[Exercise task]:
Begin at the top of the entries below and write out every line through the one containing "const yTicks = [ 0, 20, 40, 60, 80 ];", excluding pictures.

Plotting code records
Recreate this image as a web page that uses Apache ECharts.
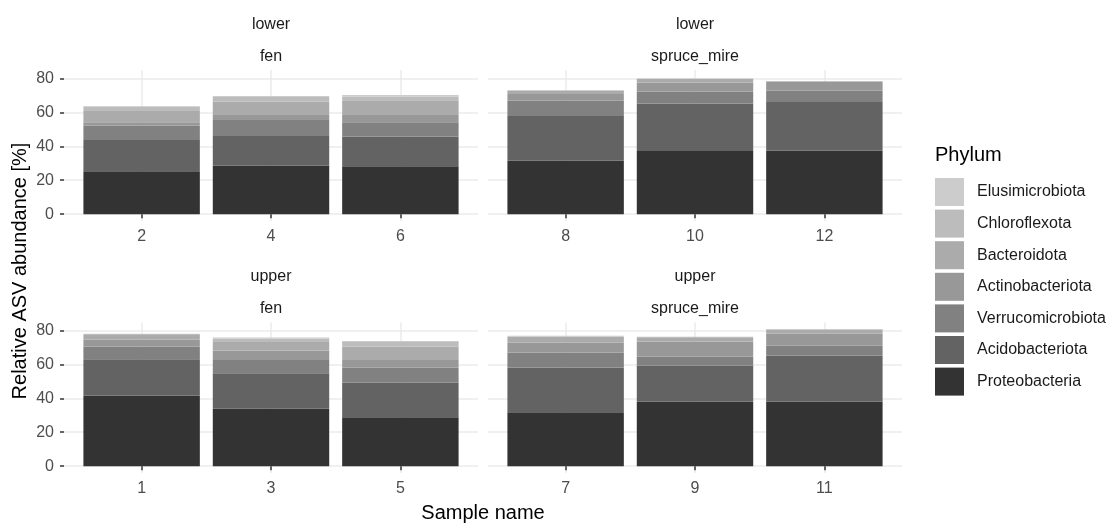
<!DOCTYPE html>
<html>
<head>
<meta charset="utf-8">
<script src="https://cdn.jsdelivr.net/npm/echarts@6/dist/echarts.min.js"></script>
<style>
  html, body { margin: 0; padding: 0; background: #fff; }
  #chart { width: 1114px; height: 524px; }
</style>
</head>
<body>
<div id="chart"></div>
<script>
( () => {
    // phyla, bottom of the stack first
    const phyla = [
        'Proteobacteria',
        'Acidobacteriota',
        'Verrucomicrobiota',
        'Actinobacteriota',
        'Bacteroidota',
        'Chloroflexota',
        'Elusimicrobiota',
    ];

    // relative abundance [%] by sample name 1 .. 12
    const sampleNames = [ '1', '2', '3', '4', '5', '6', '7', '8', '9', '10', '11', '12' ];
    const proteobacteria    = [ 41.5, 25.3, 34.0, 28.6, 28.8, 28.2, 31.7, 31.5, 38.0, 37.2, 38.0, 37.3 ];
    const acidobacteriota   = [ 21.5, 18.4, 20.8, 17.5, 20.4, 17.5, 26.5, 26.3, 21.2, 28.0, 27.2, 28.8 ];
    const verrucomicrobiota = [  7.5,  8.4,  7.8,  9.4,  8.8,  8.4,  8.8,  9.1,  5.4,  6.9,  5.7,  6.6 ];
    const actinobacteriota  = [  4.0,  2.0,  5.4,  2.9,  4.5,  4.3,  5.9,  3.9,  8.9,  5.3,  7.1,  5.5 ];
    const bacteroidota      = [  3.3,  6.7,  5.1,  7.9,  7.9,  8.8,  3.3,  2.0,  2.5,  2.4,  2.6,  0.1 ];
    const chloroflexota     = [  0.1,  2.6,  2.2,  2.8,  2.8,  2.2,  0.4,  0.2,  0.2,  0.1,  0.1,  0.05 ];
    const elusimicrobiota   = [  0.1,  0.3,  0.5,  0.5,  0.6,  0.8,  0.2,  0.1,  0.1,  0.1,  0.1,  0.05 ];

    const values = [
        proteobacteria,
        acidobacteriota,
        verrucomicrobiota,
        actinobacteriota,
        bacteroidota,
        chloroflexota,
        elusimicrobiota,
    ];

    // facets: depth x site
    const facets = [
        { depth: 'lower', site: 'fen',         samples: [ '2', '4', '6' ] },
        { depth: 'lower', site: 'spruce_mire', samples: [ '8', '10', '12' ] },
        { depth: 'upper', site: 'fen',         samples: [ '1', '3', '5' ] },
        { depth: 'upper', site: 'spruce_mire', samples: [ '7', '9', '11' ] },
    ];

    const yTicks = [ 0, 20, 40, 60, 80 ];

    const colors = [ '#333333', '#636363', '#818181', '#989898', '#ababab', '#bcbcbc', '#cccccc' ];
    const font = 'Liberation Sans, Arial, sans-serif';

    const panelLeft = [ 64, 488 ];
    const panelTop = [ 70.2, 322.2 ];
    const panelWidth = 414;
    const panelHeight = 150.8;
    // ggplot pads a discrete axis by 0.6 of a band on each side
    const band = panelWidth / 3.2;

    const grids = [];
    const xAxes = [];
    const yAxes = [];
    const series = [];
    const graphics = [];

    const yRange = { min: -4.04, max: 84.84 };

    facets.forEach( ( f, i ) => {
        const col = i % 2;
        const row = Math.floor( i / 2 );
        const isLeft = col === 0;
        const g = i * 2;

        // full panel: grid lines, ticks, labels
        grids.push( {
            left: panelLeft[ col ],
            top: panelTop[ row ],
            width: panelWidth,
            height: panelHeight,
            outerBoundsMode: 'none',
        } );
        // bar area: three bands in the middle of the panel
        grids.push( {
            left: panelLeft[ col ] + band * 0.1,
            top: panelTop[ row ],
            width: band * 3,
            height: panelHeight,
            outerBoundsMode: 'none',
        } );

        xAxes.push( {
            type: 'value',
            gridIndex: g,
            min: 0.4,
            max: 3.6,
            axisLine: { show: false },
            axisTick: {
                show: true,
                customValues: [ 1, 2, 3 ],
                length: 4,
                lineStyle: { color: '#333333', width: 1.5 },
            },
            axisLabel: {
                customValues: [ 1, 2, 3 ],
                formatter: ( v ) => f.samples[ Math.round( v ) - 1 ],
                fontFamily: font,
                fontSize: 16,
                color: '#4d4d4d',
                margin: 8,
            },
            splitLine: {
                show: true,
                lineStyle: { color: '#ebebeb', width: 1.5 },
            },
        } );
        xAxes.push( {
            type: 'category',
            gridIndex: g + 1,
            data: f.samples,
            show: false,
        } );

        yAxes.push( {
            type: 'value',
            gridIndex: g,
            min: yRange.min,
            max: yRange.max,
            axisLine: { show: false },
            axisTick: {
                show: isLeft,
                customValues: yTicks,
                length: 4,
                lineStyle: { color: '#333333', width: 1.5 },
            },
            axisLabel: {
                show: isLeft,
                customValues: yTicks,
                fontFamily: font,
                fontSize: 16,
                color: '#4d4d4d',
                margin: 10,
            },
            splitLine: {
                show: true,
                lineStyle: { color: '#ebebeb', width: 1.5 },
            },
        } );
        yAxes.push( {
            type: 'value',
            gridIndex: g + 1,
            min: yRange.min,
            max: yRange.max,
            show: false,
            splitLine: { show: false },
        } );

        phyla.forEach( ( name, p ) => {
            series.push( {
                type: 'bar',
                name: name,
                xAxisIndex: g + 1,
                yAxisIndex: g + 1,
                stack: 'facet' + i,
                barWidth: '90%',
                itemStyle: { color: colors[ p ] },
                emphasis: { disabled: true },
                data: f.samples.map( ( s ) => values[ p ][ sampleNames.indexOf( s ) ] ),
            } );
        } );

        const cx = panelLeft[ col ] + panelWidth / 2;
        const sy = panelTop[ row ] - 46;
        graphics.push( {
            type: 'text',
            x: cx,
            y: sy,
            style: {
                text: f.depth,
                fontFamily: font,
                fontSize: 16,
                fill: '#1a1a1a',
                align: 'center',
                verticalAlign: 'middle',
            },
        } );
        graphics.push( {
            type: 'text',
            x: cx,
            y: sy + 32,
            style: {
                text: f.site,
                fontFamily: font,
                fontSize: 16,
                fill: '#1a1a1a',
                align: 'center',
                verticalAlign: 'middle',
            },
        } );
    } );

    graphics.push( {
        type: 'text',
        x: 483,
        y: 513,
        style: {
            text: 'Sample name',
            fontFamily: font,
            fontSize: 20,
            fill: '#000',
            align: 'center',
            verticalAlign: 'middle',
        },
    } );
    graphics.push( {
        type: 'text',
        x: 20,
        y: 271,
        rotation: Math.PI / 2,
        style: {
            text: 'Relative ASV abundance [%]',
            fontFamily: font,
            fontSize: 20,
            fill: '#000',
            align: 'center',
            verticalAlign: 'middle',
        },
    } );
    graphics.push( {
        type: 'text',
        x: 935,
        y: 155,
        style: {
            text: 'Phylum',
            fontFamily: font,
            fontSize: 20,
            fill: '#000',
            align: 'left',
            verticalAlign: 'middle',
        },
    } );

    const chart = echarts.init( document.getElementById( 'chart' ), null, { renderer: 'canvas' } );

    chart.setOption( {
        animation: false,
        backgroundColor: '#ffffff',
        grid: grids,
        xAxis: xAxes,
        yAxis: yAxes,
        legend: {
            orient: 'vertical',
            left: 935,
            top: 178,
            padding: 0,
            itemWidth: 29,
            itemHeight: 28,
            itemGap: 3.6,
            icon: 'rect',
            selectedMode: false,
            data: phyla.slice().reverse(),
            textStyle: {
                fontFamily: font,
                fontSize: 16,
                color: '#1a1a1a',
                padding: [ 0, 0, 0, 8 ],
            },
        },
        graphic: graphics,
        series: series,
    } );
} ) ();
</script>
</body>
</html>
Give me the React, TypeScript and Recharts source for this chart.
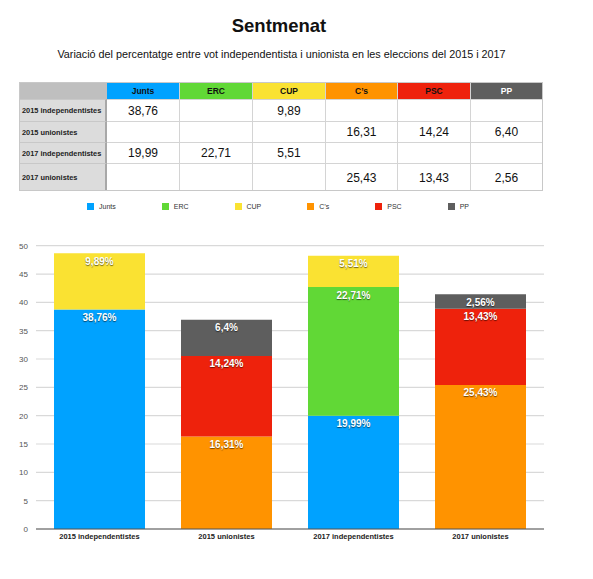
import React from "react";
import {
  BarChart,
  Bar,
  XAxis,
  YAxis,
  CartesianGrid,
  LabelList,
} from "recharts";

const categories = [
  "2015 independentistes",
  "2015 unionistes",
  "2017 independentistes",
  "2017 unionistes",
];

const parties = ["Junts", "ERC", "CUP", "C’s", "PSC", "PP"];

const junts = [38.76, null, 19.99, null];
const erc = [null, null, 22.71, null];
const cup = [9.89, null, 5.51, null];
const cs = [null, 16.31, null, 25.43];
const psc = [null, 14.24, null, 13.43];
const pp = [null, 6.4, null, 2.56];

const yTicks = [0, 5, 10, 15, 20, 25, 30, 35, 40, 45, 50];

const series: (number | null)[][] = [junts, erc, cup, cs, psc, pp];

const COLORS: Record<string, string> = {
  Junts: "#00a2ff",
  ERC: "#61d836",
  CUP: "#fae232",
  "C’s": "#ff9300",
  PSC: "#ee220c",
  PP: "#5e5e5e",
};

const HEADER_TEXT: Record<string, string> = {
  Junts: "#111",
  ERC: "#111",
  CUP: "#111",
  "C’s": "#111",
  PSC: "#111",
  PP: "#fff",
};

const rows = categories.map((name, i) => {
  const row: Record<string, string | number | null> = { name };
  parties.forEach((p, k) => {
    row[p] = series[k][i];
  });
  return row;
});

const FONT = '"Liberation Sans", Arial, Helvetica, sans-serif';

// table grid edges
const colX = [19, 107, 180, 253, 326, 398, 471, 543];
const rowY = [82, 99, 121, 142, 163, 191];

function DataTable() {
  const cells: React.ReactNode[] = [];
  // header
  cells.push(
    <div
      key="corner"
      style={{
        position: "absolute",
        left: colX[0],
        top: rowY[0],
        width: colX[1] - colX[0],
        height: rowY[1] - rowY[0],
        background: "#bfbfbf",
        boxSizing: "border-box",
      }}
    />
  );
  parties.forEach((p, k) => {
    cells.push(
      <div
        key={"h" + p}
        style={{
          position: "absolute",
          left: colX[k + 1],
          top: rowY[0],
          width: colX[k + 2] - colX[k + 1],
          height: rowY[1] - rowY[0],
          background: COLORS[p],
          color: HEADER_TEXT[p],
          fontWeight: 700,
          fontSize: 8.5,
          display: "flex",
          alignItems: "center",
          justifyContent: "center",
          borderRight: "1px solid #d4d4d4",
          boxSizing: "border-box",
        }}
      >
        {p}
      </div>
    );
  });
  categories.forEach((c, i) => {
    const top = rowY[i + 1];
    const h = rowY[i + 2] - top;
    cells.push(
      <div
        key={"l" + c}
        style={{
          position: "absolute",
          left: colX[0],
          top,
          width: colX[1] - colX[0],
          height: h,
          background: "#dcdcdc",
          color: "#222",
          fontWeight: 700,
          fontSize: 7.4,
          display: "flex",
          alignItems: "center",
          paddingLeft: 3,
          borderTop: "1px solid #c8c8c8",
          borderRight: "2px solid #a8a8a8",
          boxSizing: "border-box",
          whiteSpace: "nowrap",
        }}
      >
        {c}
      </div>
    );
    parties.forEach((p, k) => {
      const v = series[k][i];
      cells.push(
        <div
          key={"c" + c + p}
          style={{
            position: "absolute",
            left: colX[k + 1],
            top,
            width: colX[k + 2] - colX[k + 1],
            height: h,
            background: "#fff",
            color: "#111",
            fontSize: 12,
            display: "flex",
            alignItems: "center",
            justifyContent: "center",
            borderTop: "1px solid #d4d4d4",
            borderRight: "1px solid #d4d4d4",
            boxSizing: "border-box",
          }}
        >
          {v == null ? "" : v.toFixed(2).replace(".", ",")}
        </div>
      );
    });
  });
  return (
    <>
      {cells}
      <div
        style={{
          position: "absolute",
          left: colX[0],
          top: rowY[0],
          width: colX[colX.length - 1] - colX[0],
          height: rowY[rowY.length - 1] - rowY[0],
          border: "1px solid #c8c8c8",
          boxSizing: "border-box",
          pointerEvents: "none",
        }}
      />
    </>
  );
}

function SegmentLabel(props: any) {
  const { x, y, width, value } = props;
  if (value == null || value === 0) return null;
  return (
    <text
      x={Number(x) + Number(width) / 2}
      y={Number(y) + 8}
      textAnchor="middle"
      dominantBaseline="central"
      fill="#fff"
      fontSize={10}
      fontWeight={700}
      fontFamily={FONT}
      style={{ textShadow: "0 1px 1px rgba(0,0,0,0.55)" }}
    >
      {String(value).replace(".", ",") + "%"}
    </text>
  );
}

export default function App() {
  return (
    <div
      style={{
        position: "absolute",
        left: 0,
        top: 0,
        width: 593,
        height: 579,
        background: "#fff",
        fontFamily: FONT,
        overflow: "hidden",
      }}
    >
      <div
        style={{
          position: "absolute",
          left: 0,
          width: 558,
          top: 15,
          textAlign: "center",
          fontSize: 18.5,
          fontWeight: 700,
          color: "#111",
        }}
      >
        Sentmenat
      </div>
      <div
        style={{
          position: "absolute",
          left: 0,
          width: 563,
          top: 48,
          textAlign: "center",
          fontSize: 10.8,
          color: "#111",
          whiteSpace: "nowrap",
        }}
      >
        Variació del percentatge entre vot independentista i unionista en les
        eleccions del 2015 i 2017
      </div>

      <DataTable />

      <div
        style={{
          position: "absolute",
          left: 0,
          width: 556,
          top: 203,
          display: "flex",
          justifyContent: "center",
          gap: 46,
          fontSize: 7,
          color: "#333",
        }}
      >
        {parties.map((p) => (
          <div key={p} style={{ display: "flex", alignItems: "center" }}>
            <span
              style={{
                width: 7,
                height: 7,
                background: COLORS[p],
                marginRight: 5,
                display: "inline-block",
              }}
            />
            {p}
          </div>
        ))}
      </div>

      <div style={{ position: "absolute", left: 0, top: 195 }}>
        <BarChart
          width={593}
          height={384}
          data={rows}
          margin={{ top: 50.7, right: 49, bottom: 20, left: 0 }}
          barSize={91}
        >
          <CartesianGrid vertical={false} stroke="#d9d9d9" strokeWidth={1.2} />
          <XAxis
            dataKey="name"
            height={30}
            tickLine={false}
            tickSize={3}
            axisLine={{ stroke: "#555", strokeWidth: 1.2 }}
            tick={{ fontSize: 7.5, fontWeight: 700, fill: "#222", fontFamily: FONT }}
            interval={0}
          />
          <YAxis
            width={36}
            domain={[0, 50]}
            ticks={yTicks}
            axisLine={false}
            tickLine={false}
            tick={{ fontSize: 8, fill: "#555", fontFamily: FONT }}
          />
          {parties.map((p) => (
            <Bar
              key={p}
              dataKey={p}
              stackId="a"
              fill={COLORS[p]}
              isAnimationActive={false}
            >
              <LabelList dataKey={p} content={SegmentLabel} />
            </Bar>
          ))}
        </BarChart>
      </div>
    </div>
  );
}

[Written response]:
Recreate this image as a web page that uses Apache ECharts.
<!DOCTYPE html>
<html>
<head>
<meta charset="utf-8">
<script src="https://cdn.jsdelivr.net/npm/echarts@6/dist/echarts.min.js"></script>
<style>
  html, body { margin: 0; padding: 0; background: #fff; }
  #chart { width: 1114px; height: 524px; }
</style>
</head>
<body>
<div id="chart"></div>
<script>
( () => {
    // phyla, bottom of the stack first
    const phyla = [
        'Proteobacteria',
        'Acidobacteriota',
        'Verrucomicrobiota',
        'Actinobacteriota',
        'Bacteroidota',
        'Chloroflexota',
        'Elusimicrobiota',
    ];

    // relative abundance [%] by sample name 1 .. 12
    const sampleNames = [ '1', '2', '3', '4', '5', '6', '7', '8', '9', '10', '11', '12' ];
    const proteobacteria    = [ 41.5, 25.3, 34.0, 28.6, 28.8, 28.2, 31.7, 31.5, 38.0, 37.2, 38.0, 37.3 ];
    const acidobacteriota   = [ 21.5, 18.4, 20.8, 17.5, 20.4, 17.5, 26.5, 26.3, 21.2, 28.0, 27.2, 28.8 ];
    const verrucomicrobiota = [  7.5,  8.4,  7.8,  9.4,  8.8,  8.4,  8.8,  9.1,  5.4,  6.9,  5.7,  6.6 ];
    const actinobacteriota  = [  4.0,  2.0,  5.4,  2.9,  4.5,  4.3,  5.9,  3.9,  8.9,  5.3,  7.1,  5.5 ];
    const bacteroidota      = [  3.3,  6.7,  5.1,  7.9,  7.9,  8.8,  3.3,  2.0,  2.5,  2.4,  2.6,  0.1 ];
    const chloroflexota     = [  0.1,  2.6,  2.2,  2.8,  2.8,  2.2,  0.4,  0.2,  0.2,  0.1,  0.1,  0.05 ];
    const elusimicrobiota   = [  0.1,  0.3,  0.5,  0.5,  0.6,  0.8,  0.2,  0.1,  0.1,  0.1,  0.1,  0.05 ];

    const values = [
        proteobacteria,
        acidobacteriota,
        verrucomicrobiota,
        actinobacteriota,
        bacteroidota,
        chloroflexota,
        elusimicrobiota,
    ];

    // facets: depth x site
    const facets = [
        { depth: 'lower', site: 'fen',         samples: [ '2', '4', '6' ] },
        { depth: 'lower', site: 'spruce_mire', samples: [ '8', '10', '12' ] },
        { depth: 'upper', site: 'fen',         samples: [ '1', '3', '5' ] },
        { depth: 'upper', site: 'spruce_mire', samples: [ '7', '9', '11' ] },
    ];

    const yTicks = [ 0, 20, 40, 60, 80 ];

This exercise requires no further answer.